See more on positive plate introduction HERE.

Monday, February 13, 2017

Polychrome makes positive diazo

Polychrome makes positive diazo         By Mr. Bob Gumbinner

In conjunction with Fuji Film, we made a resin for positive presensitized plates. Delos Bown started producing this coating which was an ester of diazo oxide with a resin we made from acetone and pyrogallol. Because this ester had extra hydroxyl groups, it held moisture better than the competitive plates which more difficult to develop, especially if the positive transparency was used several times. When Dr. Bown developed an allergy to the diazo, the manufacturing of the positive sensitizer was moved to the building at Cellomer in Newark where the negative diazo was being manufactured. In the 1970s, we hired Al Deutsch, who had worked for GAF. He developed an ester of  the diazo oxide with a six carbon alcohol which made an improved resist for integrated circuit chips. I went to his wedding in New Jersey.

KS note;  

Please see other posts on Dr. Bown

Farewell Dr. Delos Bown       HERE
Dr. Bown Episode                  HERE
Dr. Delos Bown                       HERE

Tuesday, February 7, 2017

Other Polychrome acquisition attempts

Other Polychrome acquisition attempts    By Mr. Bob Gumbinner

In the 1960s, we made two small acquisitions which we kept only for a short time. We acquired a company in New Jersey that made printed circuit boards to learn about copper plating in order to make bimetallic plates. When we sold this company, we retained Fred Raffenello who had many years experience with plating lines. He set up tanks to electro etch the aluminum plates. These were processed on he A-line. He also ran a copper plating operation which was set up in the Cellofilm Newark plant for bimetal presensitized plates.

The other company was a small machine shop in Fanwood, NJ where we built ovens for polymerizing the positive coating. Mr.
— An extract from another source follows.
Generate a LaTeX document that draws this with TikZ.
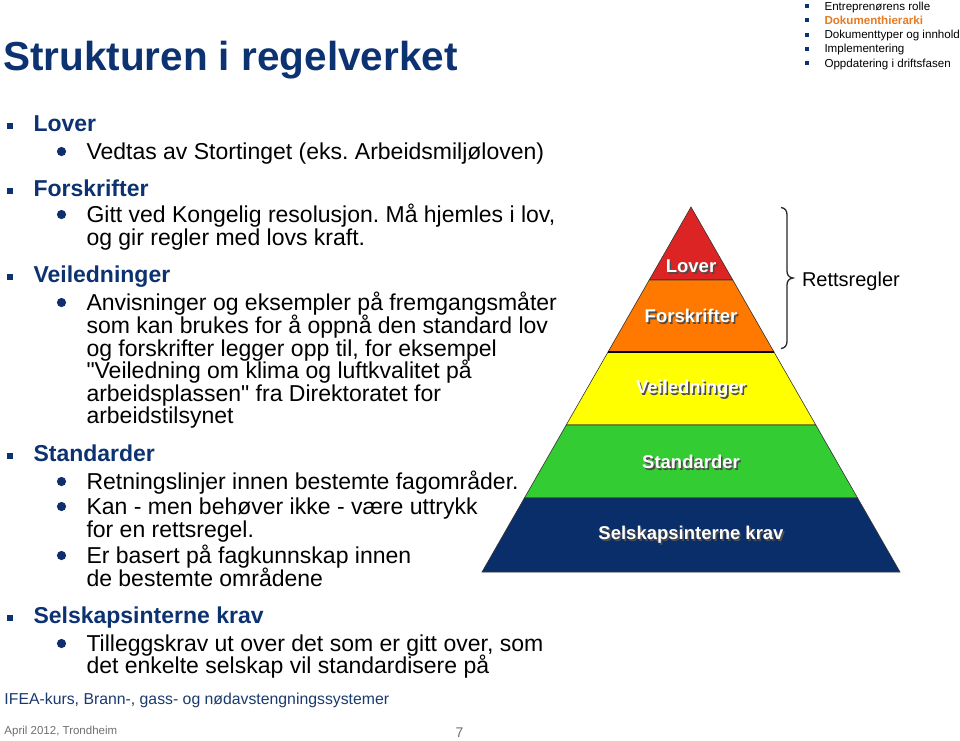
\documentclass[tikz,border=0pt]{standalone}
\usepackage{fontspec}
\setmainfont{Liberation Sans}[Ligatures=TeXOff]
\frenchspacing
\definecolor{titleblue}{HTML}{0C3272}
\definecolor{dotblue}{HTML}{0E2F6B}
\definecolor{menuorange}{HTML}{E37B24}
\definecolor{footblue}{HTML}{1A3A6E}
\definecolor{footgray}{HTML}{6E6E6E}
\definecolor{pyred}{HTML}{DC2424}
\definecolor{pyorange}{HTML}{FF7800}
\definecolor{pyyellow}{HTML}{FFFF00}
\definecolor{pygreen}{HTML}{33CC33}
\definecolor{pyblue}{HTML}{0A2E6A}
\newcommand\shadowtxt[1]{\leavevmode\rlap{\kern1.6pt\raisebox{-1.6pt}{\color{black!70}#1}}#1}
\tikzset{
  txt/.style={anchor=base west, inner sep=0pt, outer sep=0pt},
  head/.style={txt, font=\fontsize{23}{23}\selectfont\bfseries, text=titleblue},
  body/.style={txt, font=\fontsize{23}{23}\selectfont, text=black},
  menu/.style={txt, font=\fontsize{11.6}{11.6}\selectfont, text=black},
  sqbullet/.style={fill=titleblue, draw=none},
  dotbullet/.style={fill=dotblue, draw=none},
  layer/.style={draw=black!80, line width=0.6pt},
  plabel/.style={inner sep=0pt, text=white, font=\fontsize{18.5}{18.5}\selectfont\bfseries}
}
\begin{document}
\begin{tikzpicture}[x=1pt,y=-1pt]
\useasboundingbox (0,0) rectangle (960,740);

% title
\node[txt, text=titleblue, font=\fontsize{40.5}{40.5}\selectfont\bfseries] (title) at (3,70) {Strukturen i regelverket};

% menu
\foreach \yy/\nm/\tx in {10/m1/{Entreprenørens rolle},38.6/m3/{Dokumenttyper og innhold},52.9/m4/{Implementering},67.2/m5/{Oppdatering i driftsfasen}}{
  \fill[sqbullet] (805,\yy-6) rectangle (809,\yy-2);
  \node[menu] (\nm) at (824.5,\yy) {\tx};
}
\fill[sqbullet] (805,24.3-6) rectangle (809,24.3-2);
\node[menu, text=menuorange, font=\fontsize{11.6}{11.6}\selectfont\bfseries] (m2) at (824.5,24.3) {Dokumenthierarki};

% headings
\foreach \yy/\nm/\tx in {131/h1/Lover,196/h2/Forskrifter,282/h3/Veiledninger,461/h4/Standarder,623/h5/{Selskapsinterne krav}}{
  \fill[sqbullet] (7,\yy-8.5) rectangle (13,\yy-2.5);
  \node[head] (\nm) at (33.5,\yy) {\tx};
}

% round bullets
\foreach \yy in {159,222,310,489,514,563,651}{
  \fill[dotbullet] (61.5,\yy-7.5) circle (4.6);
}

% body lines
\node[body] (b1) at (86.5,159) {Vedtas av Stortinget (eks. Arbeidsmiljøloven)};
\node[body] (b2) at (86.5,222) {Gitt ved Kongelig resolusjon. Må hjemles i lov,};
\node[body] (b3) at (86.5,245) {og gir regler med lovs kraft.};
\node[body] (b4) at (86.5,310) {Anvisninger og eksempler på fremgangsmåter};
\node[body] (b5) at (86.5,333) {som kan brukes for å oppnå den standard lov};
\node[body] (b6) at (86.5,356) {og forskrifter legger opp til, for eksempel};
\node[body] (b7) at (86.5,378) {"Veiledning om klima og luftkvalitet på};
\node[body] (b8) at (86.5,401) {arbeidsplassen" fra Direktoratet for};
\node[body] (b9) at (86.5,423) {arbeidstilsynet};
\node[body] (b10) at (86.5,489) {Retningslinjer innen bestemte fagområder.};
\node[body] (b11) at (86.5,514) {Kan - men behøver ikke - være uttrykk};
\node[body] (b12) at (86.5,537) {for en rettsregel.};
\node[body] (b13) at (86.5,563) {Er basert på fagkunnskap innen};
\node[body] (b14) at (86.5,586) {de bestemte områdene};
\node[body] (b15) at (86.5,651) {Tilleggskrav ut over det som er gitt over, som};
\node[body] (b16) at (86.5,673) {det enkelte selskap vil standardisere på};

% pyramid
\coordinate (apex) at (691,207);
\coordinate (l1) at (649.2,280); \coordinate (r1) at (732.8,280);
\coordinate (l2) at (608,352);   \coordinate (r2) at (774,352);
\coordinate (l3) at (566.2,425); \coordinate (r3) at (815.8,425);
\coordinate (l4) at (524.4,498); \coordinate (r4) at (857.6,498);
\coordinate (l5) at (482,572);   \coordinate (r5) at (900,572);
\filldraw[layer, fill=pyred] (apex) -- (r1) -- (l1) -- cycle;
\filldraw[layer, fill=pyorange] (l1) -- (r1) -- (r2) -- (l2) -- cycle;
\filldraw[layer, fill=pyyellow] (l2) -- (r2) -- (r3) -- (l3) -- cycle;
\filldraw[layer, fill=pygreen] (l3) -- (r3) -- (r4) -- (l4) -- cycle;
\filldraw[layer, fill=pyblue] (l4) -- (r4) -- (r5) -- (l5) -- cycle;
\draw[line width=2.6pt, black] (l2) -- (r2);

\node[plabel] (p1) at (691,267) {\shadowtxt{Lover}};
\node[plabel] (p2) at (691,317) {\shadowtxt{Forskrifter}};
\node[plabel] (p3) at (691,390) {\shadowtxt{Veiledninger}};
\node[plabel] (p4) at (691,463) {\shadowtxt{Standarder}};
\node[plabel] (p5) at (691,536) {\shadowtxt{Selskapsinterne krav}};

% brace
\draw[line width=1.3pt, black!85] (781,207.5) .. controls (785,208) and (787,210.5) .. (787,215) -- (787,271) .. controls (787,275) and (789,277.5) .. (793,278) .. controls (789,278.5) and (787,281) .. (787,285) -- (787,341) .. controls (787,345.5) and (785,348) .. (781,348.5);
\node[txt, font=\fontsize{20}{20}\selectfont] (rett) at (802,286) {Rettsregler};

% footer
\node[txt, text=footblue, font=\fontsize{15.8}{15.8}\selectfont] (foot) at (4.5,704) {IFEA-kurs, Brann-, gass- og nødavstengningssystemer};
\node[txt, text=footgray, font=\fontsize{11.5}{11.5}\selectfont] (date) at (4.5,734) {April 2012, Trondheim};
\node[txt, text=footgray, font=\fontsize{14}{14}\selectfont] (pnum) at (455.5,737) {7};
\end{tikzpicture}
\end{document}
Halpern and I also went to State College Penn. to look at a plant in State College, PA, that made surfactants and Fairmont Chemical in Newark, NJ that made diazos. Neither of these two negotiations was successful.
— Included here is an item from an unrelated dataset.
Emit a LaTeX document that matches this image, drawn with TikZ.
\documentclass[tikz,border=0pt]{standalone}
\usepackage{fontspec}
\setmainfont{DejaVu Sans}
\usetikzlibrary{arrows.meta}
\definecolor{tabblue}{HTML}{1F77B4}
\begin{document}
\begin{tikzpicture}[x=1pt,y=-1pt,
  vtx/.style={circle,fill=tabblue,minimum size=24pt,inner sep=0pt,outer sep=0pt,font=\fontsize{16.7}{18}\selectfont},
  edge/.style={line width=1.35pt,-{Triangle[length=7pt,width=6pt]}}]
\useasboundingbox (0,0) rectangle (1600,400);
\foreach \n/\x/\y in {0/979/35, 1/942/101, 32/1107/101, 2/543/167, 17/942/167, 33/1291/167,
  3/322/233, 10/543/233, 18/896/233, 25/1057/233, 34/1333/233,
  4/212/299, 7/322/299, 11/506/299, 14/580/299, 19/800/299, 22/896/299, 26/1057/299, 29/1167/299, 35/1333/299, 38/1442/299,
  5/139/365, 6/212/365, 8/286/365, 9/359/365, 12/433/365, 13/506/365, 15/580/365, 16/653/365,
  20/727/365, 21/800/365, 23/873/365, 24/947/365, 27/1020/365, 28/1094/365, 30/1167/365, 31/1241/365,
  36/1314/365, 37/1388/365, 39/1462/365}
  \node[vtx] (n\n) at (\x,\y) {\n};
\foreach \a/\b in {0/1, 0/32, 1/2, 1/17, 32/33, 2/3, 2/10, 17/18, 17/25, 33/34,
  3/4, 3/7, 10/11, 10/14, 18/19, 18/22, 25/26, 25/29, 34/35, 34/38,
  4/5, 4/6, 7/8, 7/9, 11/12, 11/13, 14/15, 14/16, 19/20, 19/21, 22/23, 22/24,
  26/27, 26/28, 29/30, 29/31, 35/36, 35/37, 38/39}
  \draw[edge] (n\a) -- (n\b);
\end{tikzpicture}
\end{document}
Saturday, February 4, 2017

Polychrome makes sensitizers

Polychrome makes sensitizers         By Mr. Bob Gumbinner

On the Newark property of Cellomer, we had a building in which we made the negative plate sensitizer, formaldehyde-diazoparadiphenylamine complex. This was made by reacting paraformaldehyde with the diazoparadiphenylamine in concentrated sulphuric acid at 35°F and dropping it on ice to make a 2% solution of the diazo which was filtered. The diazo was precipitated by adding a saturated solution of zinc chloride. This was filtered and dried. By precipitating the diazo from the 2% solution with MS-40 we obtained an organic soluble diazo. We started to make Polychrome Fotomer subtractive plates by mixing this diazo with epoxy resins. To increase the length of the press run we tried a number of different formulations. Bill Rowe developed a polyester resin which when added to the epoxy resins and a polyvinyl formal resin gave us an excellent presensitized subtractive plate. One feature that we were able to obtain that our competitors didn’t was that when the coating was removed from the non-image area of the plate it did not particulate and gum up so that when the plates were develop by passing through a machine with a brush to remove the non-exposed coating we did not need to use a filter. When our plant in Clark was ready for occupancy, Bill Rowe moved his laboratory there since he lived in the next town, Westfield, New Jersey.

Sunday, January 29, 2017

Polychrome acquires Cellofilm

Polychrome acquires Cellofilm     By Mr. Bob Gumbinner

In 1961, we also acquired the Cellofilm Co., located in Woodridge, NJ. The sales manager of Cellofilm, Stanley Eysmann, was appointed President. His father had started Cellofilm in the 1920s to remove the silver from used photographic film. We had bought the reels of the nitrocellulose from which the silver had been removed for the stencil coating solutions and most users preferred to buy it dissolved. One of the biggest customers used it to make plastic wood. It was also used in nail polish. Cellofilm also received rent for storing rolls of news film in brick vaults. In 1965, a plant to make the nitrocellulose solutions was established in Chicago a few miles from Midway to make these solutions. Later, Cellofilm obtained the exclusive rights to import nitrocellulose from Europe. Unfortunately, during a shut-down when the clean-up crew was sweeping the floor they did not wet it with water as instructed and there was a fire and several workers were critically injured.

Tuesday, January 24, 2017

Polychrome acquires Chromatone

Polychrome acquires    Chromatone          By Mr. Bob Gumbinner

The first company Polychrome acquired was a small manufacturer of printing ink, Chromatone. It was owned by Irving Simmons and was located in a loft in lower Manhattan. In a few years this was relocated to Lodi, NJ. We also started an ink making plant in San Francisco. In 1961, we bought the American Printing Co. in Cincinnati, OH, from the Young brothers. Irving Simmons was appointed Vice President in charge of the ink division.